The announcement of plans by Beijing authorities to ordain bishops without a papal mandate has driven a young priest from northern China to call Church leaders to work for dialogue and reconciliation among Catholics in his country.
The Chinese State Administration for Religious Affairs (SARA) plans reportedly include independent election and ordination of bishops by the government-organised Chinese Catholic Patriotic Association and the “official” Catholic bishops’ conference.
The plan also reportedly instructs the two official church bodies to convene the ninth national assembly of Catholic representatives, strengthen their leadership-building and promote democracy in running the Catholic Church.
Since the religious affairs administration published its plan last week, “strong reactions of anonymous sources were published by people from outside”, the priest told Catholic News Service.
The priest said that while “strong reactions from outside” China focused on the impact of plans on China-Vatican relations, “people like us [inside China] are also concerned about the very hard struggle we have to undergo inside ourselves and between the two Catholic communities”.
“In some cases people look forward to the appointment for their ordination as a way to get power, but many others who may not be as vocal are coerced into joining because, if they refuse ordination, they will have to suffer the consequences,” the priest said.
He appealed for dialogue and understanding among Catholics who might be quick to judge fellow Church members who may not be as bold as others in publicly criticising government’s “defiance” of Rome.
“People like us [inside China] we have to follow regulations or the stand of the Church, but in a given situation sometimes it is really difficult,” the priest said.
He told the story of his classmates who refused to be ordained as deacons in 2006.
“The government set up their ordination, but they refused to follow, so the police were sent to close the entrance to the bishop’s house. When some escaped house arrest, local government officials went to their homes, got their parents and asked them to tell their sons to follow the government order. Seminarians were taken for a brainwashing programme, and they were asked to write a letter declaring support for the policy of the government.”
He said if Chinese Catholics were not careful they could be helping the government with its strategy of weakening the Catholic Church by dividing its members.
He said people inside China saw the SARA plan for 2015 in this bigger and deeper historical context rather than just as provocation or trying to show the Holy See it has the Church under its control.

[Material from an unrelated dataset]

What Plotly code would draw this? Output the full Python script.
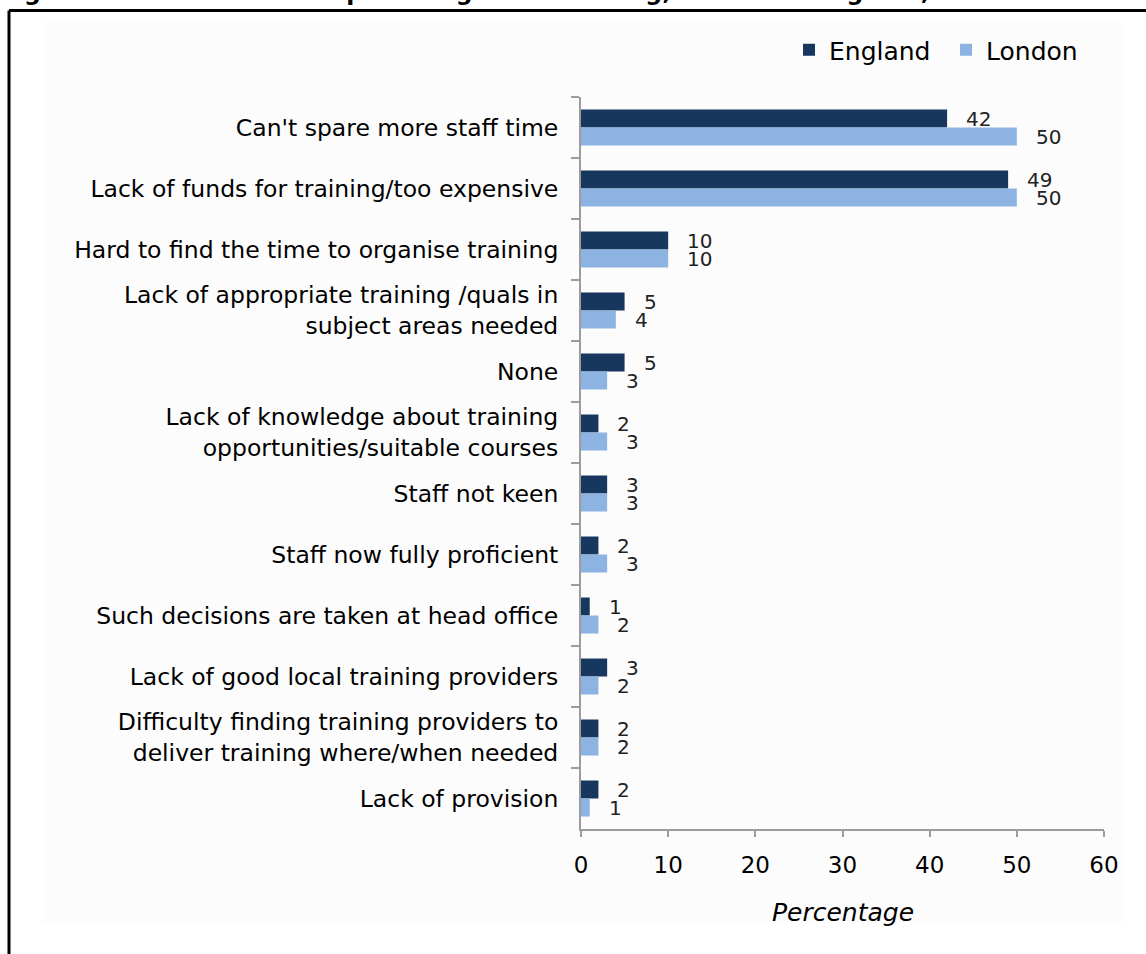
import plotly.graph_objects as go

# Barriers to providing more training, percentage of establishments
categories = [
    "Can't spare more staff time",
    "Lack of funds for training/too expensive",
    "Hard to find the time to organise training",
    "Lack of appropriate training /quals in<br>subject areas needed",
    "None",
    "Lack of knowledge about training<br>opportunities/suitable courses",
    "Staff not keen",
    "Staff now fully proficient",
    "Such decisions are taken at head office",
    "Lack of good local training providers",
    "Difficulty finding training providers to<br>deliver training where/when needed",
    "Lack of provision",
]
england = [42, 49, 10, 5, 5, 2, 3, 2, 1, 3, 2, 2]
london = [50, 50, 10, 4, 3, 3, 3, 3, 2, 2, 2, 1]
x_ticks = [0, 10, 20, 30, 40, 50, 60]

title_text = "Figure 23: Barriers to not providing more training, London & England, 2007"

W, H = 1146, 954
L, R, T, B = 581, 42, 97, 125
PW, PH = W - L - R, H - T - B


def px_x(p):
    return (p - L) / PW


def px_y(p):
    return (H - B - p) / PH


FONT = "DejaVu Sans"
DARK = "#17375E"
LIGHT = "#8DB3E2"
AXIS = "#9C9C9C"

fig = go.Figure()
fig.add_trace(go.Bar(y=categories, x=england, name="England", orientation="h",
                     marker=dict(color=DARK, line=dict(width=0))))
fig.add_trace(go.Bar(y=categories, x=london, name="London", orientation="h",
                     marker=dict(color=LIGHT, line=dict(width=0))))

annotations = []
for cat, e, l in zip(categories, england, london):
    annotations.append(dict(x=e, y=cat, xref="x", yref="y", text=str(e), showarrow=False,
                            xanchor="left", yanchor="middle", xshift=17, yshift=9,
                            font=dict(family=FONT, size=20, color="#222222")))
    annotations.append(dict(x=l, y=cat, xref="x", yref="y", text=str(l), showarrow=False,
                            xanchor="left", yanchor="middle", xshift=17, yshift=-9,
                            font=dict(family=FONT, size=20, color="#222222")))

annotations.append(dict(x=0.5, y=px_y(913), xref="paper", yref="paper", text="Percentage",
                        showarrow=False, xanchor="center", yanchor="middle",
                        font=dict(family=FONT, size=25, color="#000000", style="italic")))
annotations.append(dict(x=px_x(-2), y=px_y(8), xref="paper", yref="paper", text=title_text,
                        showarrow=False, xanchor="left", yanchor="bottom",
                        font=dict(family=FONT, size=23.5, color="#000000", weight="bold")))

shapes = [
    # chart area panel
    dict(type="rect", xref="paper", yref="paper", x0=px_x(43), x1=px_x(1123),
         y0=px_y(923), y1=px_y(22), fillcolor="#FCFCFC", line=dict(width=0), layer="below"),
    # frame lines
    dict(type="line", xref="paper", yref="paper", x0=px_x(9), x1=px_x(1160),
         y0=px_y(10.5), y1=px_y(10.5), line=dict(color="black", width=3)),
    dict(type="line", xref="paper", yref="paper", x0=px_x(9), x1=px_x(9),
         y0=px_y(10.5), y1=px_y(970), line=dict(color="black", width=3)),
]

fig.update_layout(
    width=W, height=H,
    margin=dict(l=L, r=R, t=T, b=B, autoexpand=False),
    paper_bgcolor="white", plot_bgcolor="#FCFCFC",
    barmode="group", bargap=0.41, bargroupgap=0,
    font=dict(family=FONT, color="#000000"),
    showlegend=True,
    legend=dict(orientation="h", x=px_x(789), y=px_y(50), xanchor="left", yanchor="middle",
                font=dict(family=FONT, size=25, color="#000000"), bgcolor="rgba(0,0,0,0)",
                traceorder="normal", itemwidth=30, entrywidth=112, entrywidthmode="pixels"),
    annotations=annotations,
    shapes=shapes,
)
fig.update_xaxes(range=[0, 60], tickvals=x_ticks, ticktext=[str(v) for v in x_ticks],
                 ticks="outside", ticklen=6, tickwidth=2, tickcolor=AXIS,
                 showline=True, linecolor=AXIS, linewidth=2, showgrid=False, zeroline=False,
                 tickfont=dict(family=FONT, size=23, color="#000000"), ticklabelstandoff=8)
fig.update_yaxes(type="category", autorange="reversed", ticks="outside", tickson="boundaries",
                 ticklen=8, tickwidth=2, tickcolor=AXIS, showline=True, linecolor=AXIS,
                 linewidth=2, showgrid=False, zeroline=False,
                 tickfont=dict(family=FONT, size=23.5, color="#000000"), ticklabelstandoff=16)

fig.write_html("out.html")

“Even in our textbooks in high school, it is clearly stated that religion is like poison of the human mind,” the priest said, noting the Communist Party’s determination to keep religion from exerting power as a political force.
In his view, aside from its concern about foreign interference through religion, the Chinese government diffuses this potential political power of the Church by dividing its members.
“Now, sad to say, we are divided into the so-called underground and official churches, and government can play the Catholics against each other. They give favours to the open [official] church and are stricter with the underground church.”
The priest said he believed the solution was for Catholics to work toward reconciliation and to unite. “If we ourselves are divided, the government won’t be afraid of the Church,” he said, explaining that Church protest or preaching would not have as much impact as when the Church spoke as one united body.
The priest acknowledged it was difficult for China’s Catholics to unite and work for reconciliation, but stressed it was not impossible.
“Even if China has diplomatic ties with the Holy See, it will not have as deep an impact if the local Church cannot reconcile. This can be done through dialogue, using a spiritual approach,” he added.